The bill expands and clarifies paid apprenticeship pathways and student supports to increase access for disadvantaged youth and encourage employer participation, but does so with new administrative burdens, narrower statutory definitions that may exclude some employer-led training, and open-ended federal spending that could produce uneven regional uptake and fiscal exposure.
Students and disconnected youth (ages 16–24), especially in high-poverty/high-need areas, gain clearer pathways and access to paid apprenticeships and pre-apprenticeships, increasing training, work experience, and near-term earnings potential.
Employers — particularly small businesses — face lower hiring and training costs because the program subsidizes up to half of apprentice wages and can cover tools and tuition, which should encourage employer participation in apprenticeships.
Students (especially low-income students) receive supportive services such as tutoring, child/family care payments, and coaching that improve the likelihood of completing both school and apprenticeship training.

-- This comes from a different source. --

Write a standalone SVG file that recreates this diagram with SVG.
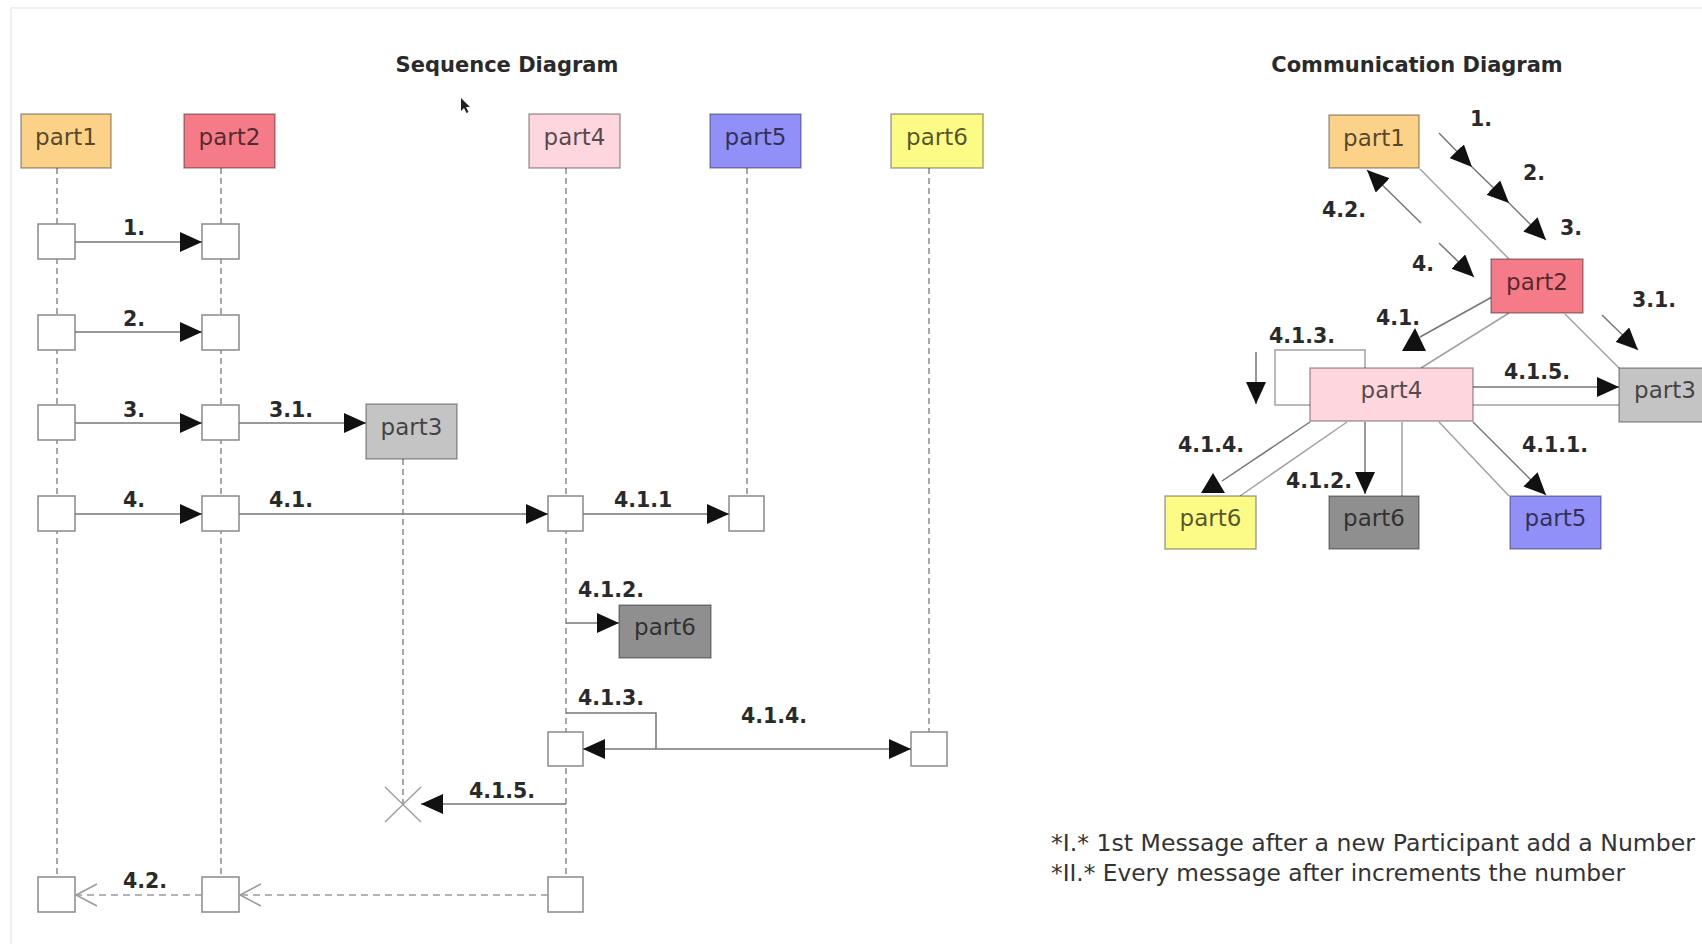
<svg xmlns="http://www.w3.org/2000/svg" width="1702" height="944" viewBox="0 0 1702 944">
  <style>
    .bg { fill: #ffffff; }
    .frame { stroke: #ececec; stroke-width: 1.5; fill: none; }
    .title { font-family: "DejaVu Sans", "Liberation Sans", sans-serif; font-weight: bold; font-size: 21px; fill: #2a2a2a; text-anchor: middle; }
    .lbl { font-family: "DejaVu Sans", "Liberation Sans", sans-serif; font-weight: bold; font-size: 20.5px; fill: #2a2a2a; }
    .name { font-family: "DejaVu Sans", "Liberation Sans", sans-serif; font-size: 23px; fill: #000; fill-opacity: 0.68; text-anchor: middle; }
    .note { font-family: "DejaVu Sans", "Liberation Sans", sans-serif; font-size: 23px; fill: #333; }
    .box { stroke: #000; stroke-opacity: 0.35; stroke-width: 1.5; }
    .life { stroke: #8a8a8a; stroke-width: 1.5; stroke-dasharray: 6 4; fill: none; }
    .act { fill: #ffffff; stroke: #8a8a8a; stroke-width: 1.5; }
    .msg { stroke: #767676; stroke-width: 1.5; fill: none; }
    .ret { stroke: #9a9a9a; stroke-width: 1.5; stroke-dasharray: 7 5; fill: none; }
    .open { stroke: #9a9a9a; stroke-width: 1.5; fill: none; }
    .conn { stroke: #a2a2a2; stroke-width: 1.5; fill: none; }
    .head { fill: #111; }
  </style>
  <defs>
    <marker id="tri" markerUnits="userSpaceOnUse" markerWidth="22" markerHeight="20" refX="22" refY="10" orient="auto">
      <path d="M0,0 L22,10 L0,20 z" fill="#111"/>
    </marker>
  </defs>

  <rect class="bg" x="0" y="0" width="1702" height="944"/>
  <path class="frame" d="M11,944 V8 H1702"/>

  <!-- ===================== Sequence diagram ===================== -->
  <text class="title" x="507" y="72">Sequence Diagram</text>
  <!-- pointer -->
  <path d="M461,98 L461,111 L464,108 L466.5,113 L468.5,112 L466,107 L470,107 Z" fill="#222"/>

  <g id="seq-lifelines">
    <line class="life" x1="57" y1="168" x2="57" y2="877"/>
    <line class="life" x1="221" y1="168" x2="221" y2="877"/>
    <line class="life" x1="566" y1="168" x2="566" y2="877"/>
    <line class="life" x1="747" y1="168" x2="747" y2="496"/>
    <line class="life" x1="929" y1="168" x2="929" y2="732"/>
    <line class="life" x1="403" y1="459" x2="403" y2="805"/>
  </g>

  <g id="seq-part1"><rect class="box" x="21" y="114" width="90" height="54" fill="#FBD287"/><text class="name" x="66" y="145">part1</text></g>
  <g id="seq-part2"><rect class="box" x="184" y="114" width="91" height="54" fill="#F47B87"/><text class="name" x="229.5" y="145">part2</text></g>
  <g id="seq-part4"><rect class="box" x="529" y="114" width="91" height="54" fill="#FDD7DD"/><text class="name" x="574.5" y="145">part4</text></g>
  <g id="seq-part5"><rect class="box" x="710" y="114" width="91" height="54" fill="#9090F8"/><text class="name" x="755.5" y="145">part5</text></g>
  <g id="seq-part6"><rect class="box" x="891" y="114" width="92" height="54" fill="#FBFB85"/><text class="name" x="937" y="145">part6</text></g>
  <g id="seq-part3"><rect class="box" x="366" y="404" width="91" height="55" fill="#C4C4C4"/><text class="name" x="411.5" y="435">part3</text></g>
  <g id="seq-part6b"><rect class="box" x="619" y="605" width="92" height="53" fill="#8F8F8F"/><text class="name" x="665" y="635">part6</text></g>

  <g id="seq-activations">
    <rect class="act" x="38" y="224" width="37" height="35"/>
    <rect class="act" x="202" y="224" width="37" height="35"/>
    <rect class="act" x="38" y="315" width="37" height="35"/>
    <rect class="act" x="202" y="315" width="37" height="35"/>
    <rect class="act" x="38" y="405" width="37" height="35"/>
    <rect class="act" x="202" y="405" width="37" height="35"/>
    <rect class="act" x="38" y="496" width="37" height="35"/>
    <rect class="act" x="202" y="496" width="37" height="35"/>
    <rect class="act" x="548" y="496" width="35" height="35"/>
    <rect class="act" x="729" y="496" width="35" height="35"/>
    <rect class="act" x="548" y="732" width="35" height="34"/>
    <rect class="act" x="911" y="732" width="36" height="34"/>
    <rect class="act" x="38" y="877" width="37" height="35"/>
    <rect class="act" x="202" y="877" width="37" height="35"/>
    <rect class="act" x="548" y="877" width="35" height="35"/>
  </g>

  <g id="seq-messages">
    <line class="msg" x1="75" y1="242" x2="202" y2="242" marker-end="url(#tri)"/>
    <line class="msg" x1="75" y1="332" x2="202" y2="332" marker-end="url(#tri)"/>
    <line class="msg" x1="75" y1="423" x2="202" y2="423" marker-end="url(#tri)"/>
    <line class="msg" x1="239" y1="423" x2="366" y2="423" marker-end="url(#tri)"/>
    <line class="msg" x1="75" y1="514" x2="202" y2="514" marker-end="url(#tri)"/>
    <line class="msg" x1="239" y1="514" x2="548" y2="514" marker-end="url(#tri)"/>
    <line class="msg" x1="583" y1="514" x2="729" y2="514" marker-end="url(#tri)"/>
    <line class="msg" x1="566" y1="623" x2="619" y2="623" marker-end="url(#tri)"/>
    <!-- self call 4.1.3 -->
    <path class="msg" d="M566,713 H656 V749"/>
    <line class="msg" x1="656" y1="749" x2="583" y2="749" marker-end="url(#tri)"/>
    <line class="msg" x1="656" y1="749" x2="911" y2="749" marker-end="url(#tri)"/>
    <!-- destroy part3 -->
    <line class="msg" x1="566" y1="804" x2="421" y2="804" marker-end="url(#tri)"/>
    <path d="M385,787 L421,822 M421,787 L385,822" stroke="#a0a0a0" stroke-width="1.5" fill="none"/>
    <!-- return 4.2 -->
    <line class="ret" x1="548" y1="895" x2="240" y2="895"/>
    <path class="open" d="M261,884 L240,895 L261,906"/>
    <line class="ret" x1="202" y1="895" x2="76" y2="895"/>
    <path class="open" d="M97,884 L76,895 L97,906"/>
  </g>

  <g id="seq-labels">
    <text class="lbl" x="123" y="235">1.</text>
    <text class="lbl" x="123" y="326">2.</text>
    <text class="lbl" x="123" y="417">3.</text>
    <text class="lbl" x="269" y="417">3.1.</text>
    <text class="lbl" x="123" y="507">4.</text>
    <text class="lbl" x="269" y="507">4.1.</text>
    <text class="lbl" x="614" y="507">4.1.1</text>
    <text class="lbl" x="578" y="597">4.1.2.</text>
    <text class="lbl" x="578" y="705">4.1.3.</text>
    <text class="lbl" x="741" y="723">4.1.4.</text>
    <text class="lbl" x="469" y="798">4.1.5.</text>
    <text class="lbl" x="123" y="888">4.2.</text>
  </g>

  <!-- ===================== Communication diagram ===================== -->
  <text class="title" x="1417" y="72">Communication Diagram</text>

  <g id="comm-links">
    <line class="conn" x1="1420" y1="169" x2="1509" y2="259"/>
    <line class="conn" x1="1509" y1="313" x2="1421" y2="368"/>
    <line class="conn" x1="1565" y1="314" x2="1620" y2="369"/>
    <line class="conn" x1="1473" y1="405" x2="1619" y2="405"/>
    <line class="conn" x1="1347" y1="422" x2="1240" y2="496"/>
    <line class="conn" x1="1402" y1="422" x2="1402" y2="496"/>
    <line class="conn" x1="1439" y1="422" x2="1509" y2="496"/>
    <path class="conn" d="M1365,368 V350 H1275 V405 H1310"/>
  </g>

  <g id="comm-messages">
    <line class="msg" x1="1439" y1="133" x2="1472" y2="167" marker-end="url(#tri)"/>
    <line class="msg" x1="1472" y1="167" x2="1509" y2="203" marker-end="url(#tri)"/>
    <line class="msg" x1="1509" y1="203" x2="1546" y2="240" marker-end="url(#tri)"/>
    <line class="msg" x1="1421" y1="223" x2="1367" y2="170" marker-end="url(#tri)"/>
    <line class="msg" x1="1439" y1="243" x2="1474" y2="277" marker-end="url(#tri)"/>
    <line class="msg" x1="1602" y1="315" x2="1638" y2="350" marker-end="url(#tri)"/>
    <line class="msg" x1="1473" y1="387" x2="1619" y2="387" marker-end="url(#tri)"/>
    <line class="msg" x1="1473" y1="422" x2="1546" y2="495" marker-end="url(#tri)"/>
    <line class="msg" x1="1365" y1="422" x2="1365" y2="494" marker-end="url(#tri)"/>
    <line class="msg" x1="1256" y1="352" x2="1256" y2="404" marker-end="url(#tri)"/>
    <line class="msg" x1="1492" y1="297" x2="1420" y2="337"/>
    <path class="head" d="M1415,328 L1426,351 L1402,351 Z"/>
    <line class="msg" x1="1310" y1="422" x2="1222" y2="481"/>
    <path class="head" d="M1213,473 L1225,493 L1201,493 Z"/>
  </g>

  <g id="comm-part1"><rect class="box" x="1329" y="115" width="90" height="53" fill="#FBD287"/><text class="name" x="1374" y="146">part1</text></g>
  <g id="comm-part2"><rect class="box" x="1491" y="259" width="92" height="54" fill="#F47B87"/><text class="name" x="1537" y="290">part2</text></g>
  <g id="comm-part4"><rect class="box" x="1310" y="368" width="163" height="53" fill="#FDD7DD"/><text class="name" x="1391.5" y="398">part4</text></g>
  <g id="comm-part3"><rect class="box" x="1619" y="368" width="92" height="54" fill="#C4C4C4"/><text class="name" x="1665" y="398">part3</text></g>
  <g id="comm-part6"><rect class="box" x="1165" y="496" width="91" height="53" fill="#FBFB85"/><text class="name" x="1210.5" y="526">part6</text></g>
  <g id="comm-part6b"><rect class="box" x="1329" y="496" width="90" height="53" fill="#8F8F8F"/><text class="name" x="1374" y="526">part6</text></g>
  <g id="comm-part5"><rect class="box" x="1510" y="496" width="91" height="53" fill="#9090F8"/><text class="name" x="1555.5" y="526">part5</text></g>

  <g id="comm-labels">
    <text class="lbl" x="1470" y="126">1.</text>
    <text class="lbl" x="1523" y="180">2.</text>
    <text class="lbl" x="1560" y="235">3.</text>
    <text class="lbl" x="1322" y="217">4.2.</text>
    <text class="lbl" x="1412" y="271">4.</text>
    <text class="lbl" x="1632" y="307">3.1.</text>
    <text class="lbl" x="1376" y="325">4.1.</text>
    <text class="lbl" x="1269" y="343">4.1.3.</text>
    <text class="lbl" x="1504" y="379">4.1.5.</text>
    <text class="lbl" x="1178" y="452">4.1.4.</text>
    <text class="lbl" x="1522" y="452">4.1.1.</text>
    <text class="lbl" x="1286" y="488">4.1.2.</text>
  </g>

  <g id="notes">
    <text class="note" x="1051" y="851" textLength="644" lengthAdjust="spacingAndGlyphs">*I.* 1st Message after a new Participant add a Number</text>
    <text class="note" x="1051" y="881" textLength="574" lengthAdjust="spacingAndGlyphs">*II.* Every message after increments the number</text>
  </g>
</svg>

Federal taxpayers face open-ended fiscal exposure because the bill funds ongoing subsidies and supports with unspecified 'such sums as may be necessary,' increasing federal spending without a fixed cap.
Industry intermediaries, local programs, schools, and employers are likely to face substantial administrative complexity and compliance burdens (applications, reporting, priority criteria, cross-statutory alignment), raising overhead and implementation costs.
Some worker training pathways and employer-led or informal training programs could be excluded by narrow statutory definitions (e.g., requiring registration under the National Apprenticeship Act), limiting options for small employers and certain workers.